- [Exercise aim] Skip every picture and transcribe the remaining material exactly.
══════
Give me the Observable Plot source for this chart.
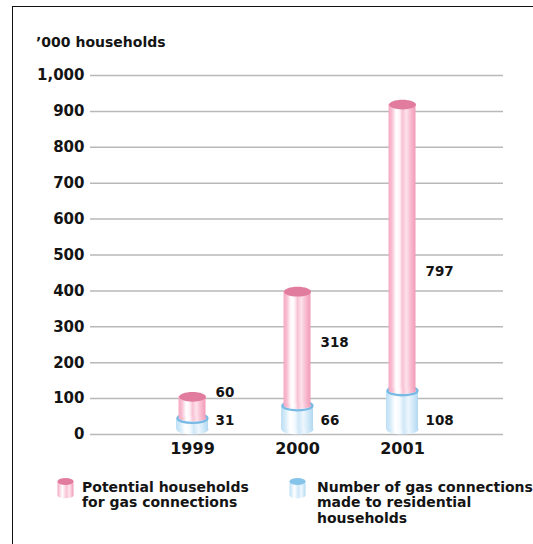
<!DOCTYPE html>
<html>
<head>
<meta charset="utf-8">
<script src="https://cdn.jsdelivr.net/npm/d3@7"></script>
<script src="https://cdn.jsdelivr.net/npm/@observablehq/plot@0.6"></script>
<style>
  html, body { margin: 0; padding: 0; background: #fff; }
  body { width: 533px; height: 544px; position: relative; overflow: hidden; font-family: "DejaVu Sans", sans-serif; color: #141414; }
  #frame { position: absolute; left: 12px; top: 6px; width: 600px; height: 600px; border-left: 1.6px solid #111; border-top: 1.6px solid #111; }
  #chart { position: absolute; left: 0; top: 0; }
  .ylab { position: absolute; left: 36px; top: 35px; font-size: 14px; font-weight: bold; line-height: 1; white-space: nowrap; }
  .legtext { position: absolute; font-size: 14px; font-weight: bold; line-height: 15.5px; white-space: nowrap; }
  .legicon { position: absolute; }
</style>
</head>
<body>
<div id="frame"></div>
<div id="chart"></div>
<div class="ylab">’000 households</div>
<svg class="legicon" style="left:57px;top:477px" width="17" height="22" viewBox="0 0 17 22">
  <defs>
    <linearGradient id="legPink" x1="0" x2="1" y1="0" y2="0">
      <stop offset="0" stop-color="#f5a9c3"/><stop offset="0.3" stop-color="#ffffff"/>
      <stop offset="0.55" stop-color="#f9c4d5"/><stop offset="0.75" stop-color="#fde3ec"/>
      <stop offset="1" stop-color="#f29ab7"/>
    </linearGradient>
  </defs>
  <rect x="0.5" y="4.5" width="16" height="14" fill="url(#legPink)"/>
  <ellipse cx="8.5" cy="18.5" rx="8" ry="2.8" fill="url(#legPink)"/>
  <ellipse cx="8.5" cy="4.5" rx="8" ry="3.4" fill="#e17c9f"/>
</svg>
<div class="legtext" style="left:82px;top:479.5px">Potential households<br>for gas connections</div>
<svg class="legicon" style="left:289px;top:477px" width="17" height="22" viewBox="0 0 17 22">
  <defs>
    <linearGradient id="legBlue" x1="0" x2="1" y1="0" y2="0">
      <stop offset="0" stop-color="#bcdff5"/><stop offset="0.3" stop-color="#ffffff"/>
      <stop offset="0.55" stop-color="#cfe8f8"/><stop offset="0.75" stop-color="#eef7fd"/>
      <stop offset="1" stop-color="#b3daf3"/>
    </linearGradient>
  </defs>
  <rect x="0.5" y="4.5" width="16" height="14" fill="url(#legBlue)"/>
  <ellipse cx="8.5" cy="18.5" rx="8" ry="2.8" fill="url(#legBlue)"/>
  <ellipse cx="8.5" cy="4.5" rx="8" ry="3.4" fill="#86c4ea"/>
</svg>
<div class="legtext" style="left:317px;top:479.5px">Number of gas connections<br>made to residential<br>households</div>
<script>
// ---- data ----
const years = ["1999", "2000", "2001"];
const connections = [31, 66, 108];          // blue: gas connections made to residential households ('000)
const potential = [60, 318, 797];           // pink: potential households for gas connections ('000)
const potentialLabelAt = [117, 256, 454];   // where the pink value labels sit (in '000 households)
const connectionsLabelAt = [39, 39, 39];    // where the blue value labels sit
const yTicks = [0, 100, 200, 300, 400, 500, 600, 700, 800, 900, 1000];

const rows = years.map((year, i) => ({
  year,
  connections: connections[i],
  potential: potential[i],
  total: connections[i] + potential[i],
  pLab: potentialLabelAt[i],
  cLab: connectionsLabelAt[i]
}));

// ellipse symbol for cylinder caps
function ellipse(ratio) {
  return {
    draw(ctx, size) {
      const rx = Math.sqrt(size / Math.PI), ry = rx * ratio, k = 0.5523;
      ctx.moveTo(rx, 0);
      ctx.bezierCurveTo(rx, ry * k, rx * k, ry, 0, ry);
      ctx.bezierCurveTo(-rx * k, ry, -rx, ry * k, -rx, 0);
      ctx.bezierCurveTo(-rx, -ry * k, -rx * k, -ry, 0, -ry);
      ctx.bezierCurveTo(rx * k, -ry, rx, -ry * k, rx, 0);
      ctx.closePath();
    }
  };
}

const lift = -5;

const chart = Plot.plot({
  width: 533,
  height: 470,
  marginLeft: 90,
  marginRight: 30,
  marginTop: 75,
  marginBottom: 36,
  style: { background: "none", fontFamily: "'DejaVu Sans', sans-serif", fontWeight: "bold", fontSize: "15px", color: "#141414", overflow: "visible" },
  x: { domain: years, paddingInner: 0.6967, paddingOuter: 0.8057, align: 0.5, label: null },
  y: { domain: [0, 1000], label: null },
  marks: [
    Plot.ruleY(yTicks, { stroke: "#b9b9b9", strokeWidth: 1.5 }),
    Plot.axisY(yTicks, { tickSize: 0, tickPadding: 6, tickFormat: d3.format(","), label: null, fontSize: 15 }),
    Plot.axisX({ tickSize: 0, tickPadding: 8, label: null, fontSize: 16 }),
    // blue cylinder
    Plot.dot(rows, { x: "year", y: () => 0, r: 16, symbol: ellipse(0.3), fill: "url(#blueBody)", dy: lift }),
    Plot.barY(rows, { x: "year", y1: () => 0, y2: "connections", fill: "url(#blueBody)", dy: lift }),
    Plot.dot(rows, { x: "year", y: "connections", r: 15, symbol: ellipse(0.3), fill: "#d8edf9", stroke: "#78bae4", strokeWidth: 2.3, dy: lift }),
    // pink cylinder
    Plot.barY(rows, { x: "year", y1: "connections", y2: "total", fill: "url(#pinkBody)", insetLeft: 2.5, insetRight: 2.5, dy: lift }),
    Plot.dot(rows, { x: "year", y: "connections", r: 13.5, symbol: ellipse(0.22), fill: "url(#pinkBody)", dy: lift }),
    Plot.dot(rows, { x: "year", y: "total", r: 13.5, symbol: ellipse(0.36), fill: "#e17c9f", dy: lift }),
    // value labels
    Plot.text(rows, { x: "year", y: "pLab", text: d => String(d.potential), textAnchor: "start", dx: 23, fontSize: 13.5 }),
    Plot.text(rows, { x: "year", y: "cLab", text: d => String(d.connections), textAnchor: "start", dx: 23, fontSize: 13.5 })
  ]
});

const ns = "http://www.w3.org/2000/svg";
const defs = document.createElementNS(ns, "defs");
defs.innerHTML = `
  <linearGradient id="pinkBody" x1="0" x2="1" y1="0" y2="0">
    <stop offset="0" stop-color="#f5a9c3"/>
    <stop offset="0.12" stop-color="#f8bdd0"/>
    <stop offset="0.28" stop-color="#ffffff"/>
    <stop offset="0.4" stop-color="#fff5f8"/>
    <stop offset="0.52" stop-color="#f8c2d4"/>
    <stop offset="0.66" stop-color="#fde2eb"/>
    <stop offset="0.82" stop-color="#f8bcd0"/>
    <stop offset="1" stop-color="#f29ab7"/>
  </linearGradient>
  <linearGradient id="blueBody" x1="0" x2="1" y1="0" y2="0">
    <stop offset="0" stop-color="#bcdff5"/>
    <stop offset="0.12" stop-color="#d2eaf9"/>
    <stop offset="0.28" stop-color="#ffffff"/>
    <stop offset="0.42" stop-color="#f6fbfe"/>
    <stop offset="0.55" stop-color="#d0e8f8"/>
    <stop offset="0.7" stop-color="#edf6fd"/>
    <stop offset="0.85" stop-color="#cfe8f8"/>
    <stop offset="1" stop-color="#b2d9f2"/>
  </linearGradient>`;
chart.insertBefore(defs, chart.firstChild);
document.getElementById("chart").appendChild(chart);
</script>
</body>
</html>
══════
- [Solution]
Give me the Observable Plot source for this chart.
<!DOCTYPE html>
<html>
<head>
<meta charset="utf-8">
<script src="https://cdn.jsdelivr.net/npm/d3@7"></script>
<script src="https://cdn.jsdelivr.net/npm/@observablehq/plot@0.6"></script>
<style>
  html, body { margin: 0; padding: 0; background: #fff; }
  body { width: 533px; height: 544px; position: relative; overflow: hidden; font-family: "DejaVu Sans", sans-serif; color: #141414; }
  #frame { position: absolute; left: 12px; top: 6px; width: 600px; height: 600px; border-left: 1.6px solid #111; border-top: 1.6px solid #111; }
  #chart { position: absolute; left: 0; top: 0; }
  .ylab { position: absolute; left: 36px; top: 35px; font-size: 14px; font-weight: bold; line-height: 1; white-space: nowrap; }
  .legtext { position: absolute; font-size: 14px; font-weight: bold; line-height: 15.5px; white-space: nowrap; }
  .legicon { position: absolute; }
</style>
</head>
<body>
<div id="frame"></div>
<div id="chart"></div>
<div class="ylab">’000 households</div>
<svg class="legicon" style="left:57px;top:477px" width="17" height="22" viewBox="0 0 17 22">
  <defs>
    <linearGradient id="legPink" x1="0" x2="1" y1="0" y2="0">
      <stop offset="0" stop-color="#f5a9c3"/><stop offset="0.3" stop-color="#ffffff"/>
      <stop offset="0.55" stop-color="#f9c4d5"/><stop offset="0.75" stop-color="#fde3ec"/>
      <stop offset="1" stop-color="#f29ab7"/>
    </linearGradient>
  </defs>
  <rect x="0.5" y="4.5" width="16" height="14" fill="url(#legPink)"/>
  <ellipse cx="8.5" cy="18.5" rx="8" ry="2.8" fill="url(#legPink)"/>
  <ellipse cx="8.5" cy="4.5" rx="8" ry="3.4" fill="#e17c9f"/>
</svg>
<div class="legtext" style="left:82px;top:479.5px">Potential households<br>for gas connections</div>
<svg class="legicon" style="left:289px;top:477px" width="17" height="22" viewBox="0 0 17 22">
  <defs>
    <linearGradient id="legBlue" x1="0" x2="1" y1="0" y2="0">
      <stop offset="0" stop-color="#bcdff5"/><stop offset="0.3" stop-color="#ffffff"/>
      <stop offset="0.55" stop-color="#cfe8f8"/><stop offset="0.75" stop-color="#eef7fd"/>
      <stop offset="1" stop-color="#b3daf3"/>
    </linearGradient>
  </defs>
  <rect x="0.5" y="4.5" width="16" height="14" fill="url(#legBlue)"/>
  <ellipse cx="8.5" cy="18.5" rx="8" ry="2.8" fill="url(#legBlue)"/>
  <ellipse cx="8.5" cy="4.5" rx="8" ry="3.4" fill="#86c4ea"/>
</svg>
<div class="legtext" style="left:317px;top:479.5px">Number of gas connections<br>made to residential<br>households</div>
<script>
// ---- data ----
const years = ["1999", "2000", "2001"];
const connections = [31, 66, 108];          // blue: gas connections made to residential households ('000)
const potential = [60, 318, 797];           // pink: potential households for gas connections ('000)
const potentialLabelAt = [117, 256, 454];   // where the pink value labels sit (in '000 households)
const connectionsLabelAt = [39, 39, 39];    // where the blue value labels sit
const yTicks = [0, 100, 200, 300, 400, 500, 600, 700, 800, 900, 1000];

const rows = years.map((year, i) => ({
  year,
  connections: connections[i],
  potential: potential[i],
  total: connections[i] + potential[i],
  pLab: potentialLabelAt[i],
  cLab: connectionsLabelAt[i]
}));

// ellipse symbol for cylinder caps
function ellipse(ratio) {
  return {
    draw(ctx, size) {
      const rx = Math.sqrt(size / Math.PI), ry = rx * ratio, k = 0.5523;
      ctx.moveTo(rx, 0);
      ctx.bezierCurveTo(rx, ry * k, rx * k, ry, 0, ry);
      ctx.bezierCurveTo(-rx * k, ry, -rx, ry * k, -rx, 0);
      ctx.bezierCurveTo(-rx, -ry * k, -rx * k, -ry, 0, -ry);
      ctx.bezierCurveTo(rx * k, -ry, rx, -ry * k, rx, 0);
      ctx.closePath();
    }
  };
}

const lift = -5;

const chart = Plot.plot({
  width: 533,
  height: 470,
  marginLeft: 90,
  marginRight: 30,
  marginTop: 75,
  marginBottom: 36,
  style: { background: "none", fontFamily: "'DejaVu Sans', sans-serif", fontWeight: "bold", fontSize: "15px", color: "#141414", overflow: "visible" },
  x: { domain: years, paddingInner: 0.6967, paddingOuter: 0.8057, align: 0.5, label: null },
  y: { domain: [0, 1000], label: null },
  marks: [
    Plot.ruleY(yTicks, { stroke: "#b9b9b9", strokeWidth: 1.5 }),
    Plot.axisY(yTicks, { tickSize: 0, tickPadding: 6, tickFormat: d3.format(","), label: null, fontSize: 15 }),
    Plot.axisX({ tickSize: 0, tickPadding: 8, label: null, fontSize: 16 }),
    // blue cylinder
    Plot.dot(rows, { x: "year", y: () => 0, r: 16, symbol: ellipse(0.3), fill: "url(#blueBody)", dy: lift }),
    Plot.barY(rows, { x: "year", y1: () => 0, y2: "connections", fill: "url(#blueBody)", dy: lift }),
    Plot.dot(rows, { x: "year", y: "connections", r: 15, symbol: ellipse(0.3), fill: "#d8edf9", stroke: "#78bae4", strokeWidth: 2.3, dy: lift }),
    // pink cylinder
    Plot.barY(rows, { x: "year", y1: "connections", y2: "total", fill: "url(#pinkBody)", insetLeft: 2.5, insetRight: 2.5, dy: lift }),
    Plot.dot(rows, { x: "year", y: "connections", r: 13.5, symbol: ellipse(0.22), fill: "url(#pinkBody)", dy: lift }),
    Plot.dot(rows, { x: "year", y: "total", r: 13.5, symbol: ellipse(0.36), fill: "#e17c9f", dy: lift }),
    // value labels
    Plot.text(rows, { x: "year", y: "pLab", text: d => String(d.potential), textAnchor: "start", dx: 23, fontSize: 13.5 }),
    Plot.text(rows, { x: "year", y: "cLab", text: d => String(d.connections), textAnchor: "start", dx: 23, fontSize: 13.5 })
  ]
});

const ns = "http://www.w3.org/2000/svg";
const defs = document.createElementNS(ns, "defs");
defs.innerHTML = `
  <linearGradient id="pinkBody" x1="0" x2="1" y1="0" y2="0">
    <stop offset="0" stop-color="#f5a9c3"/>
    <stop offset="0.12" stop-color="#f8bdd0"/>
    <stop offset="0.28" stop-color="#ffffff"/>
    <stop offset="0.4" stop-color="#fff5f8"/>
    <stop offset="0.52" stop-color="#f8c2d4"/>
    <stop offset="0.66" stop-color="#fde2eb"/>
    <stop offset="0.82" stop-color="#f8bcd0"/>
    <stop offset="1" stop-color="#f29ab7"/>
  </linearGradient>
  <linearGradient id="blueBody" x1="0" x2="1" y1="0" y2="0">
    <stop offset="0" stop-color="#bcdff5"/>
    <stop offset="0.12" stop-color="#d2eaf9"/>
    <stop offset="0.28" stop-color="#ffffff"/>
    <stop offset="0.42" stop-color="#f6fbfe"/>
    <stop offset="0.55" stop-color="#d0e8f8"/>
    <stop offset="0.7" stop-color="#edf6fd"/>
    <stop offset="0.85" stop-color="#cfe8f8"/>
    <stop offset="1" stop-color="#b2d9f2"/>
  </linearGradient>`;
chart.insertBefore(defs, chart.firstChild);
document.getElementById("chart").appendChild(chart);
</script>
</body>
</html>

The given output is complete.